见面后魏先生就问我,为什么好几年不给燕大送书。我说胜利以后,潘光旦先生叫我给清华大学图书馆跑新书,每月可作数百元;新华书店、龙门书店、三联书店的同业关系,有给照书的定价打八折至九五折的,收入可得数十元,我的生活赖以维持,可是精力也就全化在这上面了。
聂先生又问《红楼梦》怎么送燕大来的。我将一切经过从头到尾,都给谁看过了,某某先生说过什么话,都据实告诉他。
聂先生听后说:燕大从1946到1948年买了很多的书。每星期规定一天,由齐思和先生、孙楷第先生和我四人共同看书议价(还有一人是谁不知)。这部《红楼梦》要请孙楷第先生看过才能决定,得等一个礼拜。我说须回城里和徐家商量一下。
我回家后即找萧福恒,将聂先生讲的话一一说明,萧又到徐家去一趟,回来说徐老太太同意等一个礼拜。
次晨我就马上骑车奔往海甸成府,把徐家愿意等的话告诉聂先生,我就回来了。
一礼拜以后,又去海甸成府聂先生家,聂先生说,这书孙先生看过,可以要,但书价只能给美金七十元(折合黄金二两),我得到这个准信,赶紧回来,到家太阳已经落了,晚上即找萧福恒,说燕大要是要,只给美金七十元。
萧立刻去徐家商量,过了一夜,萧来对我说,徐家卖了。将这七本也叫拿来了,我说明早就去办。

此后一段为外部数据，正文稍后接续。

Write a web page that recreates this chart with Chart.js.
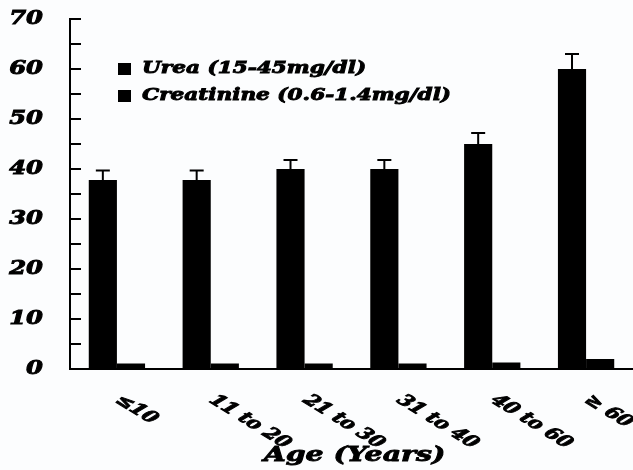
<!DOCTYPE html>
<html>
<head>
<meta charset="utf-8">
<script src="https://cdn.jsdelivr.net/npm/chart.js@4"></script>
<style>
  html, body { margin: 0; padding: 0; background: #fcfdfe; }
  #wrap { width: 633px; height: 470px; }
</style>
</head>
<body>
<div id="wrap"><canvas id="kidneyChart"></canvas></div>
<script>
// data
const ageGroups = ['≤10', '11 to 20', '21 to 30', '31 to 40', '40 to 60', '≥ 60'];
const ureaMean = [37.8, 37.8, 40, 40, 45, 60];
const ureaErr = [1.9, 1.9, 1.8, 1.8, 2.2, 3];
const creatinineMean = [1.1, 1.1, 1.1, 1.1, 1.3, 2.0];
const seriesNames = ['Urea (15-45mg/dl)', 'Creatinine (0.6-1.4mg/dl)'];

const FONT = '"DejaVu Serif", serif';
const STRETCH = 1.35; // source figure text is stretched wide

function wideText(ctx, text, x, y, align, rot) {
  ctx.save();
  ctx.translate(x, y);
  ctx.scale(STRETCH, 1);
  if (rot) ctx.rotate(rot);
  ctx.textAlign = align;
  ctx.lineWidth = 0.9;  // fatten the glyphs a bit
  ctx.strokeText(text, 0, 0);
  ctx.fillText(text, 0, 0);
  ctx.restore();
}

// error bars, inner ticks, labels and legend
const decorations = {
  id: 'decorations',
  afterDatasetsDraw(chart) {
    const ctx = chart.ctx;
    const xs = chart.scales.x, ys = chart.scales.y;
    const area = chart.chartArea;

    // error bars on urea (upper half only)
    ctx.save();
    ctx.strokeStyle = '#000';
    ctx.lineWidth = 2;
    chart.getDatasetMeta(0).data.forEach((bar, i) => {
      const top = ys.getPixelForValue(ureaMean[i] + ureaErr[i]);
      ctx.beginPath();
      ctx.moveTo(bar.x, bar.y);
      ctx.lineTo(bar.x, top);
      ctx.moveTo(bar.x - 7, top);
      ctx.lineTo(bar.x + 7, top);
      ctx.stroke();
    });

    // y ticks pointing into the plot
    ys.ticks.forEach(t => {
      const py = ys.getPixelForValue(t.value);
      ctx.beginPath();
      ctx.moveTo(area.left, py);
      ctx.lineTo(area.left + 11, py);
      ctx.stroke();
    });

    ctx.fillStyle = '#000';
    ctx.textBaseline = 'middle';

    // y labels
    ctx.font = 'italic bold 18px ' + FONT;
    ys.ticks.forEach(t => {
      if (t.value % 10 !== 0) return;
      wideText(ctx, String(t.value), area.left - 27, ys.getPixelForValue(t.value), 'right');
    });

    // x labels, slanted downward
    ctx.font = 'italic bold 16px ' + FONT;
    ageGroups.forEach((lab, i) => {
      wideText(ctx, lab, xs.getPixelForValue(i) + 1, area.bottom + 29, 'left', 0.7);
    });

    // axis title
    ctx.font = 'italic bold 21px ' + FONT;
    wideText(ctx, 'Age (Years)', (area.left + area.right) / 2 + 3, 456, 'center');

    // legend
    ctx.font = 'italic bold 16px ' + FONT;
    seriesNames.forEach((name, i) => {
      const ly = area.top + 50 + i * 27;
      ctx.fillRect(area.left + 48, ly - 6, 13, 12);
      wideText(ctx, name, area.left + 72, ly, 'left');
    });
    ctx.restore();
  }
};

new Chart(document.getElementById('kidneyChart').getContext('2d'), {
  type: 'bar',
  data: {
    labels: ageGroups,
    datasets: [
      { label: seriesNames[0], data: ureaMean, backgroundColor: '#000' },
      { label: seriesNames[1], data: creatinineMean, backgroundColor: '#000' }
    ]
  },
  options: {
    responsive: true,
    maintainAspectRatio: false,
    animation: false,
    layout: { padding: { top: 19, right: 0, left: 0, bottom: 0 } },
    datasets: { bar: { categoryPercentage: 0.6, barPercentage: 1.0 } },
    plugins: { legend: { display: false }, tooltip: { enabled: false } },
    scales: {
      x: {
        grid: { display: false },
        border: { color: '#000', width: 2 },
        ticks: { display: false },
        afterFit: s => { s.height = 101; }
      },
      y: {
        min: 0,
        max: 70,
        ticks: { stepSize: 5, display: false },
        grid: { display: false },
        border: { color: '#000', width: 2 },
        afterFit: s => { s.width = 70; }
      }
    }
  },
  plugins: [decorations]
});
</script>
</body>
</html>
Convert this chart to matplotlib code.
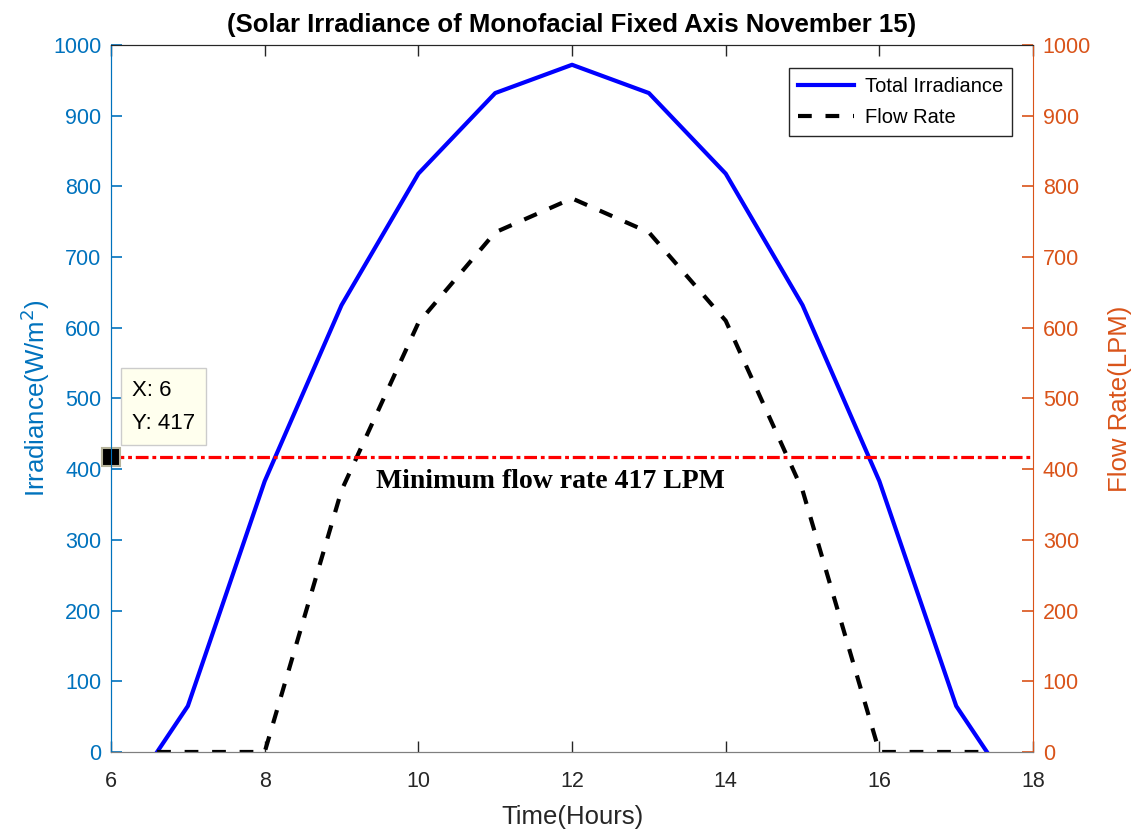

次日清晨天刚亮,我就骑车出西直门直奔聂处,我说徐家同意卖了,这七本书亦拿来了。聂先生当即到学校办了手续,叫我把书送到图书馆找某某写一折合法币五万元的收条,把钱拿到手,这天是1949年5月5日。
我回城以后,立即把钱送给萧福恒,萧又送到徐家。当日下午,萧来我家说,徐家送我们俩每人一袋面钱。我说总算办成了没有白跑,就挺好。
光阴似箭,日月如梭,转瞬三十年过去了。1978年间我有机会在北京大学图书馆又看到这部书。这部书已经焕然改观,装裱为“金镶玉”,订成十二巨本,外加函套,妥慎保藏。回想当年,我为此书奔走,记忆犹新,可是当时预闻其事的郑振铎先生、陆志韦先生、向达先生、潘光旦先生、聂崇岐先生、傅惜华先生、杜颖陶先生都已先后逝世,知道此书的人不多了。因此我不厌其烦地把这部写本以及交涉收购情况详细记录下来,虽然比较琐碎,也可以说是这一珍贵写本流传过程中的一段插曲吧。